Um dos lamentos recorrentes é o afastamento dos melhores da vida pública, devido à natureza cada vez mais agressiva da política e também da sua contaminação pelos pequenos interesses. Esta crise veio dar mais um importante contributo para que esse afastamento se aprofunde. Quadros competentes com uma atividade profissional estável, tanto do ponto de vista da realização pessoal como remuneratório, olham com reservas para o chamado serviço público devido à forma cada vez mais agressiva e até trauliteira como se comportam muitos políticos.

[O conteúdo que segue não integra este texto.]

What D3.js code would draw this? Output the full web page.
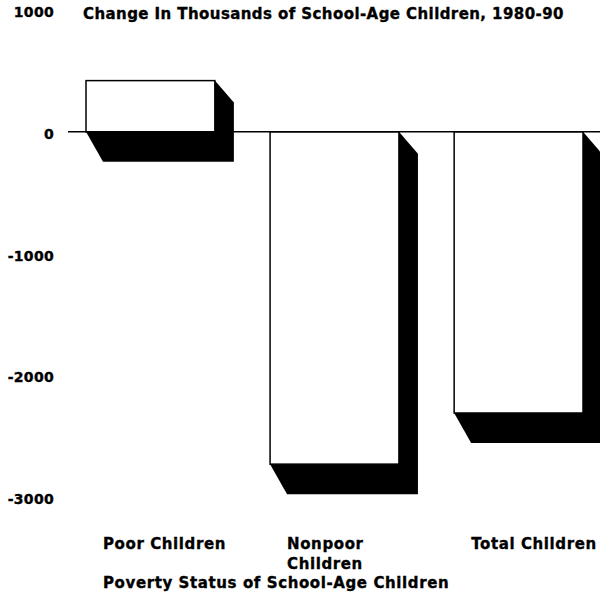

A campanha eleitoral que aí vem, tendo em atenção o caso Spinumviva e os comportamentos mais recentes de alguns líderes políticos, vai certamente reforçar esta tendência de divórcio entre a clique que gravita à volta dos partidos e os independentes que estes insistem em convidar para o Governo em circunstâncias cada vez mais adversas.

As próximas eleições não vão significar o início de uma regeneração política. Ao invés, serão mais um episódio de uma estafada novela que continuará a afastar os melhores da coisa pública.

Com as crises políticas surgem também os avisos recorrentes de muitos agentes económicos sobre os riscos da incerteza. Faz mesmo parte da encenação destes tempos, até porque a mudança cria sempre inquietações. O que a história recente nos mostra é que as crises tiveram um impacto praticamente nulo na atividade económica. Trata-se de um sinal de maturidade das instituições e da independência do setor privado relativamente ao Estado.

Todavia, estas sucessivas crises têm um efeito pernicioso na medida em que atiram para a terra do nunca decisões de natureza estrutural como a privatização da TAP, a terceira travessia do Tejo, a regeneração do SNS ou a reforma da justiça.

A política transformou-se numa arte de navegação à bolina e isso impede a evolução do país. Privados dos melhores e sem capacidade para promover mudanças de fundo, limitamo-nos a um exercício de gestão do dia a dia. Assim (não) se faz Portugal.